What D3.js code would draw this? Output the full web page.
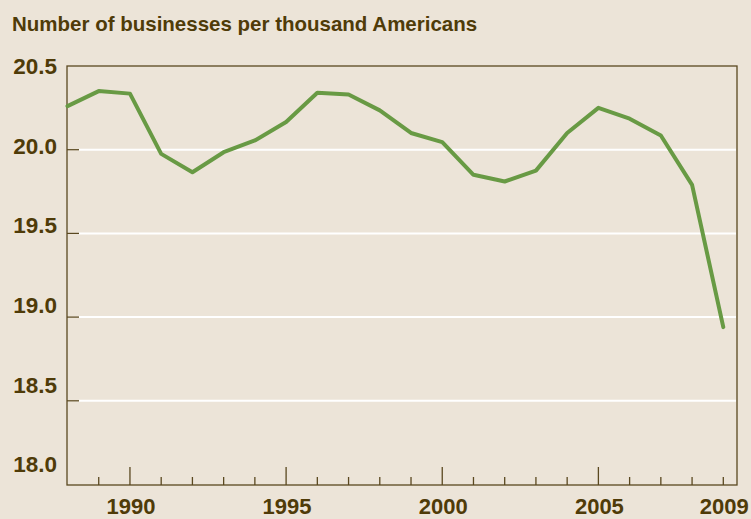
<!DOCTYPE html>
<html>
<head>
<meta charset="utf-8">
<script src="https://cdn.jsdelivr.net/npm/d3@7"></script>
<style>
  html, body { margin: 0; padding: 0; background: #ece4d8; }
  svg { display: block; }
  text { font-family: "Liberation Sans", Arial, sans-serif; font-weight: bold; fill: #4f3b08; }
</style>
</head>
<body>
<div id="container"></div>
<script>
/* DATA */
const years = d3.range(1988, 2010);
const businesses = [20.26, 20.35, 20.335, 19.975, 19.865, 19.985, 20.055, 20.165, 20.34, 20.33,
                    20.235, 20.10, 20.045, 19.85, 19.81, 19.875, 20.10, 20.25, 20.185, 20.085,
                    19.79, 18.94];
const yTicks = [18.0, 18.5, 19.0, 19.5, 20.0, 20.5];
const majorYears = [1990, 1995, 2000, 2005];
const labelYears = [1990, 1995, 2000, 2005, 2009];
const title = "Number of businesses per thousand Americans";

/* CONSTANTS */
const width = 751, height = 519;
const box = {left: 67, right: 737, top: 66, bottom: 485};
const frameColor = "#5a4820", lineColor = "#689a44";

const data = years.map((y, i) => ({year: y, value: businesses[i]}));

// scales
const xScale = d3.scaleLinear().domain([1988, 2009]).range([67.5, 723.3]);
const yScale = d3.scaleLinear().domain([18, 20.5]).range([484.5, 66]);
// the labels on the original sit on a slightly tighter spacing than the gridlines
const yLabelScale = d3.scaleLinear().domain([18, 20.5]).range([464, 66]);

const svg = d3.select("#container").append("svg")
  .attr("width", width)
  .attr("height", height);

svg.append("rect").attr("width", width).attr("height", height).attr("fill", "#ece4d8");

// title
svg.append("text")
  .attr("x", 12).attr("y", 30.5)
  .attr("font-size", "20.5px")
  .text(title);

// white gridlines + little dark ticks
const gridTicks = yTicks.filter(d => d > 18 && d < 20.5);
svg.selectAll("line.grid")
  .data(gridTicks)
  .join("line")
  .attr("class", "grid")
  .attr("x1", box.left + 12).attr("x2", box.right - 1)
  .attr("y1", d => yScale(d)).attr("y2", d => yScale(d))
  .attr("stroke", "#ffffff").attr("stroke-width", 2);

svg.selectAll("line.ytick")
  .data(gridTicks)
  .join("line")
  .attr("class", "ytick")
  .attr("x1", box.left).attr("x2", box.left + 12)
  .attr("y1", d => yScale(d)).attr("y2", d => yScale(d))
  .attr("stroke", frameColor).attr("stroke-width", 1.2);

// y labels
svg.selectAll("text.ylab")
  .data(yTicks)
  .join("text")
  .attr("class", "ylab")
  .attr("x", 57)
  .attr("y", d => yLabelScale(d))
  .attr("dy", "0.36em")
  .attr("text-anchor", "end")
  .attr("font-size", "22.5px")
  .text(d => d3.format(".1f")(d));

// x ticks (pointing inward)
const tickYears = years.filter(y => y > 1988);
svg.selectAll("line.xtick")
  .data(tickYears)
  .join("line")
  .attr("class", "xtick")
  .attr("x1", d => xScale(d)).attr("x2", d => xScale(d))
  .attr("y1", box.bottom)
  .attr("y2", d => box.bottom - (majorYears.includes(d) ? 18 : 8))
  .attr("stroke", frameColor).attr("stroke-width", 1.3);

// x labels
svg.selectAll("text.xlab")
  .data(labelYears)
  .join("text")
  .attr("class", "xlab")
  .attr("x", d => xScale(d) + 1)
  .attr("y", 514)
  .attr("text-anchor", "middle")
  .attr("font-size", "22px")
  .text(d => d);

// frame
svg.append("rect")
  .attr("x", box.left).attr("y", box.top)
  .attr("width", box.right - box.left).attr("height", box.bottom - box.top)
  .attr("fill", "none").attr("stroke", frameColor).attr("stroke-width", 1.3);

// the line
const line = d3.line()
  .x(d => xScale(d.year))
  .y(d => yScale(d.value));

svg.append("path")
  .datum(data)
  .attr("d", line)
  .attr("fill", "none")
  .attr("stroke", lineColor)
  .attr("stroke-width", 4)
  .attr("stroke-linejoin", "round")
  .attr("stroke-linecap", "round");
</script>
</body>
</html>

SHORT EXERCISE: Without the pictures, retype the whole of the material above exactly.

THE OUTPUT:
What D3.js code would draw this? Output the full web page.
<!DOCTYPE html>
<html>
<head>
<meta charset="utf-8">
<script src="https://cdn.jsdelivr.net/npm/d3@7"></script>
<style>
  html, body { margin: 0; padding: 0; background: #ece4d8; }
  svg { display: block; }
  text { font-family: "Liberation Sans", Arial, sans-serif; font-weight: bold; fill: #4f3b08; }
</style>
</head>
<body>
<div id="container"></div>
<script>
/* DATA */
const years = d3.range(1988, 2010);
const businesses = [20.26, 20.35, 20.335, 19.975, 19.865, 19.985, 20.055, 20.165, 20.34, 20.33,
                    20.235, 20.10, 20.045, 19.85, 19.81, 19.875, 20.10, 20.25, 20.185, 20.085,
                    19.79, 18.94];
const yTicks = [18.0, 18.5, 19.0, 19.5, 20.0, 20.5];
const majorYears = [1990, 1995, 2000, 2005];
const labelYears = [1990, 1995, 2000, 2005, 2009];
const title = "Number of businesses per thousand Americans";

/* CONSTANTS */
const width = 751, height = 519;
const box = {left: 67, right: 737, top: 66, bottom: 485};
const frameColor = "#5a4820", lineColor = "#689a44";

const data = years.map((y, i) => ({year: y, value: businesses[i]}));

// scales
const xScale = d3.scaleLinear().domain([1988, 2009]).range([67.5, 723.3]);
const yScale = d3.scaleLinear().domain([18, 20.5]).range([484.5, 66]);
// the labels on the original sit on a slightly tighter spacing than the gridlines
const yLabelScale = d3.scaleLinear().domain([18, 20.5]).range([464, 66]);

const svg = d3.select("#container").append("svg")
  .attr("width", width)
  .attr("height", height);

svg.append("rect").attr("width", width).attr("height", height).attr("fill", "#ece4d8");

// title
svg.append("text")
  .attr("x", 12).attr("y", 30.5)
  .attr("font-size", "20.5px")
  .text(title);

// white gridlines + little dark ticks
const gridTicks = yTicks.filter(d => d > 18 && d < 20.5);
svg.selectAll("line.grid")
  .data(gridTicks)
  .join("line")
  .attr("class", "grid")
  .attr("x1", box.left + 12).attr("x2", box.right - 1)
  .attr("y1", d => yScale(d)).attr("y2", d => yScale(d))
  .attr("stroke", "#ffffff").attr("stroke-width", 2);

svg.selectAll("line.ytick")
  .data(gridTicks)
  .join("line")
  .attr("class", "ytick")
  .attr("x1", box.left).attr("x2", box.left + 12)
  .attr("y1", d => yScale(d)).attr("y2", d => yScale(d))
  .attr("stroke", frameColor).attr("stroke-width", 1.2);

// y labels
svg.selectAll("text.ylab")
  .data(yTicks)
  .join("text")
  .attr("class", "ylab")
  .attr("x", 57)
  .attr("y", d => yLabelScale(d))
  .attr("dy", "0.36em")
  .attr("text-anchor", "end")
  .attr("font-size", "22.5px")
  .text(d => d3.format(".1f")(d));

// x ticks (pointing inward)
const tickYears = years.filter(y => y > 1988);
svg.selectAll("line.xtick")
  .data(tickYears)
  .join("line")
  .attr("class", "xtick")
  .attr("x1", d => xScale(d)).attr("x2", d => xScale(d))
  .attr("y1", box.bottom)
  .attr("y2", d => box.bottom - (majorYears.includes(d) ? 18 : 8))
  .attr("stroke", frameColor).attr("stroke-width", 1.3);

// x labels
svg.selectAll("text.xlab")
  .data(labelYears)
  .join("text")
  .attr("class", "xlab")
  .attr("x", d => xScale(d) + 1)
  .attr("y", 514)
  .attr("text-anchor", "middle")
  .attr("font-size", "22px")
  .text(d => d);

// frame
svg.append("rect")
  .attr("x", box.left).attr("y", box.top)
  .attr("width", box.right - box.left).attr("height", box.bottom - box.top)
  .attr("fill", "none").attr("stroke", frameColor).attr("stroke-width", 1.3);

// the line
const line = d3.line()
  .x(d => xScale(d.year))
  .y(d => yScale(d.value));

svg.append("path")
  .datum(data)
  .attr("d", line)
  .attr("fill", "none")
  .attr("stroke", lineColor)
  .attr("stroke-width", 4)
  .attr("stroke-linejoin", "round")
  .attr("stroke-linecap", "round");
</script>
</body>
</html>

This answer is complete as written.